报告题目:Conditional probability estimation based classification with class label missing at random
报告人: 王启华 教授 中国科学院数学与系统科学所
报告时间:2021年1月11日 10:00-10:50
报告地点:Zoom 会议 (Zoom 会议id: 770 311 8512, 密码: 378548)
校内联系人: 王培洁 wangpeijie@jlu.edu.cn
报告摘要: For binary classification, it is common that class labels of some subjects are missing. Generally, the complete case analysis and the two stage procedure can be used to extend existing full data classification methods to deal with classification with missing class labels. Nevertheless, these two approaches can not take full advantage of unlabeled subjects. In this paper, binary classification with the class label missing at random (MAR) is considered.

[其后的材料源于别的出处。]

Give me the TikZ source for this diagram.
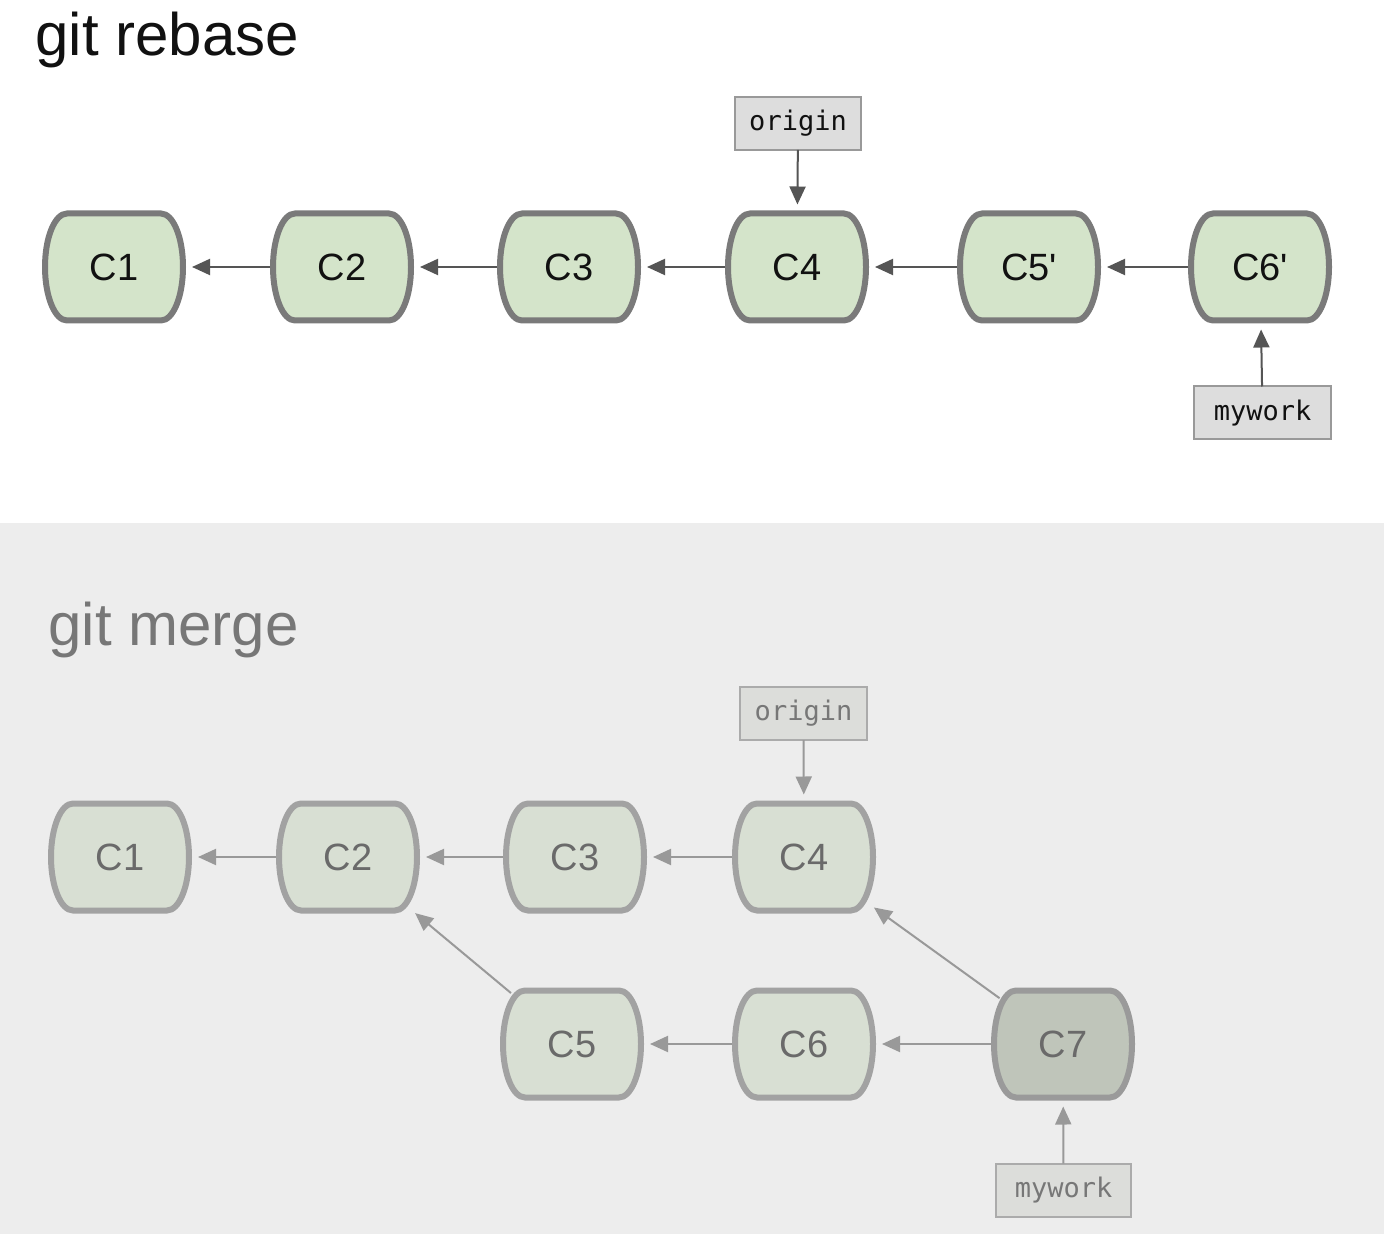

Based on the inverse probability weighting (IPW) method and the augmented inverse probability weighting (AIPW) method, two new methods called IPW-CPC and AIPW-CPC are proposed to construct powerful classifiers by estimating the conditional probability in a reproducing kernel Hilbert space (RKHS). Compared with the complete case analysis and the two stage procedure, the proposed IPW-CPC and AIPW-CPC methods can make the best use of unlabeled subjects, which contributes a lot to improving classification accuracy. Theoretically, we show that conditional misclassification rates of the proposed classifiers converge to the Bayes misclassification rate in probability and rates of convergence are also obtained. Finally, simulations and the real data analysis well demonstrate good performances of the proposed IPW-CPC and AIPW-CPC methods in comparison with existing methods.
报告人简介:王启华,中国科学院数学与系统科学研究院研究员,博士生导师,国家杰出青年基金获得者,教育部长江学者奖励计划特聘教授,中科院“百人计划”入选者,首届全国百篇优秀博士论文奖获得者。曾在北京大学与香港大学任教,先后访问加拿大Carleton大学、美国California大学戴维斯分校、美国California大学洛杉矶分校、美国Yale大学、美国华盛顿大学、美国西北大学、德国Humboldt大学、澳大利亚国立大学及澳大利亚悉尼大学等。主要从事生存分析、缺失数据分析、高维数据统计分析及非-半参数统计推断等方面的研究。出版专著三部,在The Annals of Statistics, JASA及Biometrika等国际重要刊物发表论文百余篇。是高维统计分会理事长,分别是生存分析及生物统计分会副理事长,先后是IMS-China和IBS-China委员会委员,是一些国际与国内学术期刊的编委。